Training with allies and partners takes time and resources, especially as the different armies work through issues such as equipment compatibility, Eifler said May 18 during a panel on combined joint training in the Indo-Pacific.
Faced with evolving threats, “we no longer have the actual luxury of time,” said Australian Navy Rear Adm. Brett Sonter, who serves as deputy director of maritime operations for the U.S. Navy’s Pacific Fleet.
“It’s all about integrating the forces before we have to do it in conflict,” Sonter said. “We have to work through those behaviors and practices now before the unfortunate circumstance we have to use them.”
Militaries must look beyond how to fight as a joint force and look at how it should fight as a combined force, Sonter said. “We all know we’ve always fought together as a collaboration or coalition,” he said.
In the Indo-Pacific, the U.S. Army has stood up the Joint Pacific Multinational Readiness Center, its first regional combat training center, with campuses in Hawaii and Alaska and the ability to conduct training at a partner host nation.
The center is a “great enabler” to bring together allies and partners in the region to train together, Eifler said.
It also allows the Army to train at the tactical and collective levels, said Col. Ryan O’Connor, commander of the 196th Infantry Brigade, which provides training support to Army forces assigned to the U.S. Army Pacific area of responsibility.
The Joint Pacific Multinational Readiness Center executes three major exercises a year—in Alaska in March, in a host nation between May and August and in Hawaii in November, O’Connor said. All the exercises incorporate joint and multinational forces, he said.

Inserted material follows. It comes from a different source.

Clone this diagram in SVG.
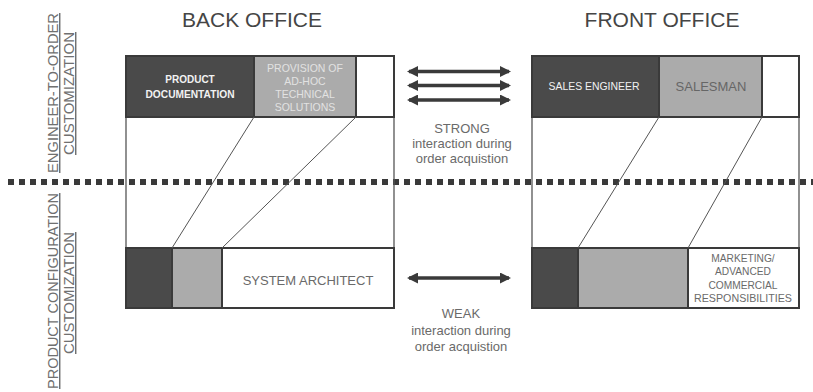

“We have got to learn to be interoperable with our joint partners, and we have to get better at it, we have to train on it,” he said.
Moving forward, military leaders must look not just for more training, but quality training as well, Sonter said. “It’s another challenge to an already compressed timeframe,” he said. “More doesn’t necessarily mean quantity. It’s probably more about quality.”
Commanders also must train and practice difficult things, Sonter said.
“We probably don’t get after those challenging things, like logistics in conflict. How do we make sure we can actually resupply ourselves? Otherwise, it’s going to be a really quick conflict,” Sonter said.
He added, “Some of those challenges we know we have, and we consistently talk about, I’d like to see a bit more complex training focused on that so we can learn, adapt and apply and move forward.”
Eifler agreed, adding that time is another critical commodity. “We talk about train like you fight,” he said. “The more we can do that, the better we’ll be.”